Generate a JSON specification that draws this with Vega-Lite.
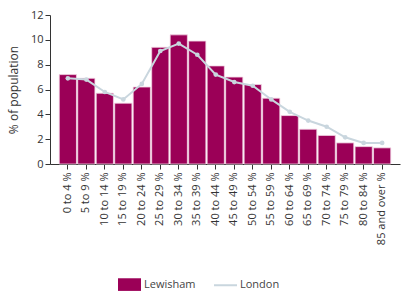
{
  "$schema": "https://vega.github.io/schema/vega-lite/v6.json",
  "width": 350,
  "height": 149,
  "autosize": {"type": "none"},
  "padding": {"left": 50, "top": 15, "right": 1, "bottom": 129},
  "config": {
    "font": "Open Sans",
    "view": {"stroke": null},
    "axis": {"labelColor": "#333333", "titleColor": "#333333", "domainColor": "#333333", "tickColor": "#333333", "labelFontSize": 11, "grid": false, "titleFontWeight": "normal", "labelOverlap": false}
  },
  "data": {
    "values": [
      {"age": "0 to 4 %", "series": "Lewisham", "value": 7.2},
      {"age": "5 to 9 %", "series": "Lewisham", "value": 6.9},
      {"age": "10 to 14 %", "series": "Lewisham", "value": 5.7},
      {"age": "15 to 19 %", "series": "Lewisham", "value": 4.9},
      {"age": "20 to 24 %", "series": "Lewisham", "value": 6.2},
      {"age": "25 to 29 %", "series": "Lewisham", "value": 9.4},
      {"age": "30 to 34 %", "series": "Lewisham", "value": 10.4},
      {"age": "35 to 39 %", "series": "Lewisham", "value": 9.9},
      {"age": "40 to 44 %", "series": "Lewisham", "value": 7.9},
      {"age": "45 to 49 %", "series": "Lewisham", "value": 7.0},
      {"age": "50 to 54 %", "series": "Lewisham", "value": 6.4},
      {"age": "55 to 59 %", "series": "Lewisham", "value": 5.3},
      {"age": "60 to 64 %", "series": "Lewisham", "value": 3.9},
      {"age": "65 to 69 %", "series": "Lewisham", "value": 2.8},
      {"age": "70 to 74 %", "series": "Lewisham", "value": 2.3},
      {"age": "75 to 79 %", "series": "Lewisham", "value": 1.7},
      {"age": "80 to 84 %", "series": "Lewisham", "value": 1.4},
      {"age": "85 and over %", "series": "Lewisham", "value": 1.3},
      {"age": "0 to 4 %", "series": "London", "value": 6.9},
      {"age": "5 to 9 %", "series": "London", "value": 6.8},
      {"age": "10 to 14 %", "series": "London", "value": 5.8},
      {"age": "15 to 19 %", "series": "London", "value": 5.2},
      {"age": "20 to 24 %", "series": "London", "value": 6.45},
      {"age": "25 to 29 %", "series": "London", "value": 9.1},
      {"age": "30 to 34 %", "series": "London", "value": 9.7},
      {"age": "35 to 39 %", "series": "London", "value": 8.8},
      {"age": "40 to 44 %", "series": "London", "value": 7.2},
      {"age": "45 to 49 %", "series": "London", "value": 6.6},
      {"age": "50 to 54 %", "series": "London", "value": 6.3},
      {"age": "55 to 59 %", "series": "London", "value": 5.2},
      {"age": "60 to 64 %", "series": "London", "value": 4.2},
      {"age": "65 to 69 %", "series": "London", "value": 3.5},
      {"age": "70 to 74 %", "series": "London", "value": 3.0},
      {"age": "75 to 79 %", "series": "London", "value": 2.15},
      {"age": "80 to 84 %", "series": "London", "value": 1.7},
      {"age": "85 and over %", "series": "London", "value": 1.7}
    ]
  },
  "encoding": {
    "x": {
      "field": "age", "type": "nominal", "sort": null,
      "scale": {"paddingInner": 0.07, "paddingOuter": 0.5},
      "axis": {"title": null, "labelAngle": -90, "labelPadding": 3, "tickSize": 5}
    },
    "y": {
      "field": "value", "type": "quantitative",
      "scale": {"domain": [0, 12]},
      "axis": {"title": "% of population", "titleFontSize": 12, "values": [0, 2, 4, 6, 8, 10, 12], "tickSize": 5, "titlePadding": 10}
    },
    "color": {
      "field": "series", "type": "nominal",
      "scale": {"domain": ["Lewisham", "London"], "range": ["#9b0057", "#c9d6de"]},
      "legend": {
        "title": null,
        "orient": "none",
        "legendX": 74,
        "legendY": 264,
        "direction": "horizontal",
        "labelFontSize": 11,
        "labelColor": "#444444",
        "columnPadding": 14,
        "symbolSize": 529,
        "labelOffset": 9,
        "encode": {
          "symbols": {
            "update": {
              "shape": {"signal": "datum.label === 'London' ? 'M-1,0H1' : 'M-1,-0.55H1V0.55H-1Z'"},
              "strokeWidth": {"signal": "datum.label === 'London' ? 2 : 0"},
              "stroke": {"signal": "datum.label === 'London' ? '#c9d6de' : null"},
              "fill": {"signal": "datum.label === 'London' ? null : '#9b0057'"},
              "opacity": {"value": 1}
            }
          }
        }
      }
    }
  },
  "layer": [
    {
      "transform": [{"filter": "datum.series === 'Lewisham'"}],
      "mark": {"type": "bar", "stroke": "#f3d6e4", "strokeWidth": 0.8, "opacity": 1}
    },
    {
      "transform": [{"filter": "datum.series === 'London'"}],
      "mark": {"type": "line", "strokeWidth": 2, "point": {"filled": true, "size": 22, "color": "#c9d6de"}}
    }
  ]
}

☆ ☆ ☆ ☆ ☆ ☆ ☆

▸ **Exercise directions**: Transcribe each line above verbatim, with the pictures left out.

▸ **Task response**:
Generate a JSON specification that draws this with Vega-Lite.
{
  "$schema": "https://vega.github.io/schema/vega-lite/v6.json",
  "width": 350,
  "height": 149,
  "autosize": {"type": "none"},
  "padding": {"left": 50, "top": 15, "right": 1, "bottom": 129},
  "config": {
    "font": "Open Sans",
    "view": {"stroke": null},
    "axis": {"labelColor": "#333333", "titleColor": "#333333", "domainColor": "#333333", "tickColor": "#333333", "labelFontSize": 11, "grid": false, "titleFontWeight": "normal", "labelOverlap": false}
  },
  "data": {
    "values": [
      {"age": "0 to 4 %", "series": "Lewisham", "value": 7.2},
      {"age": "5 to 9 %", "series": "Lewisham", "value": 6.9},
      {"age": "10 to 14 %", "series": "Lewisham", "value": 5.7},
      {"age": "15 to 19 %", "series": "Lewisham", "value": 4.9},
      {"age": "20 to 24 %", "series": "Lewisham", "value": 6.2},
      {"age": "25 to 29 %", "series": "Lewisham", "value": 9.4},
      {"age": "30 to 34 %", "series": "Lewisham", "value": 10.4},
      {"age": "35 to 39 %", "series": "Lewisham", "value": 9.9},
      {"age": "40 to 44 %", "series": "Lewisham", "value": 7.9},
      {"age": "45 to 49 %", "series": "Lewisham", "value": 7.0},
      {"age": "50 to 54 %", "series": "Lewisham", "value": 6.4},
      {"age": "55 to 59 %", "series": "Lewisham", "value": 5.3},
      {"age": "60 to 64 %", "series": "Lewisham", "value": 3.9},
      {"age": "65 to 69 %", "series": "Lewisham", "value": 2.8},
      {"age": "70 to 74 %", "series": "Lewisham", "value": 2.3},
      {"age": "75 to 79 %", "series": "Lewisham", "value": 1.7},
      {"age": "80 to 84 %", "series": "Lewisham", "value": 1.4},
      {"age": "85 and over %", "series": "Lewisham", "value": 1.3},
      {"age": "0 to 4 %", "series": "London", "value": 6.9},
      {"age": "5 to 9 %", "series": "London", "value": 6.8},
      {"age": "10 to 14 %", "series": "London", "value": 5.8},
      {"age": "15 to 19 %", "series": "London", "value": 5.2},
      {"age": "20 to 24 %", "series": "London", "value": 6.45},
      {"age": "25 to 29 %", "series": "London", "value": 9.1},
      {"age": "30 to 34 %", "series": "London", "value": 9.7},
      {"age": "35 to 39 %", "series": "London", "value": 8.8},
      {"age": "40 to 44 %", "series": "London", "value": 7.2},
      {"age": "45 to 49 %", "series": "London", "value": 6.6},
      {"age": "50 to 54 %", "series": "London", "value": 6.3},
      {"age": "55 to 59 %", "series": "London", "value": 5.2},
      {"age": "60 to 64 %", "series": "London", "value": 4.2},
      {"age": "65 to 69 %", "series": "London", "value": 3.5},
      {"age": "70 to 74 %", "series": "London", "value": 3.0},
      {"age": "75 to 79 %", "series": "London", "value": 2.15},
      {"age": "80 to 84 %", "series": "London", "value": 1.7},
      {"age": "85 and over %", "series": "London", "value": 1.7}
    ]
  },
  "encoding": {
    "x": {
      "field": "age", "type": "nominal", "sort": null,
      "scale": {"paddingInner": 0.07, "paddingOuter": 0.5},
      "axis": {"title": null, "labelAngle": -90, "labelPadding": 3, "tickSize": 5}
    },
    "y": {
      "field": "value", "type": "quantitative",
      "scale": {"domain": [0, 12]},
      "axis": {"title": "% of population", "titleFontSize": 12, "values": [0, 2, 4, 6, 8, 10, 12], "tickSize": 5, "titlePadding": 10}
    },
    "color": {
      "field": "series", "type": "nominal",
      "scale": {"domain": ["Lewisham", "London"], "range": ["#9b0057", "#c9d6de"]},
      "legend": {
        "title": null,
        "orient": "none",
        "legendX": 74,
        "legendY": 264,
        "direction": "horizontal",
        "labelFontSize": 11,
        "labelColor": "#444444",
        "columnPadding": 14,
        "symbolSize": 529,
        "labelOffset": 9,
        "encode": {
          "symbols": {
            "update": {
              "shape": {"signal": "datum.label === 'London' ? 'M-1,0H1' : 'M-1,-0.55H1V0.55H-1Z'"},
              "strokeWidth": {"signal": "datum.label === 'London' ? 2 : 0"},
              "stroke": {"signal": "datum.label === 'London' ? '#c9d6de' : null"},
              "fill": {"signal": "datum.label === 'London' ? null : '#9b0057'"},
              "opacity": {"value": 1}
            }
          }
        }
      }
    }
  },
  "layer": [
    {
      "transform": [{"filter": "datum.series === 'Lewisham'"}],
      "mark": {"type": "bar", "stroke": "#f3d6e4", "strokeWidth": 0.8, "opacity": 1}
    },
    {
      "transform": [{"filter": "datum.series === 'London'"}],
      "mark": {"type": "line", "strokeWidth": 2, "point": {"filled": true, "size": 22, "color": "#c9d6de"}}
    }
  ]
}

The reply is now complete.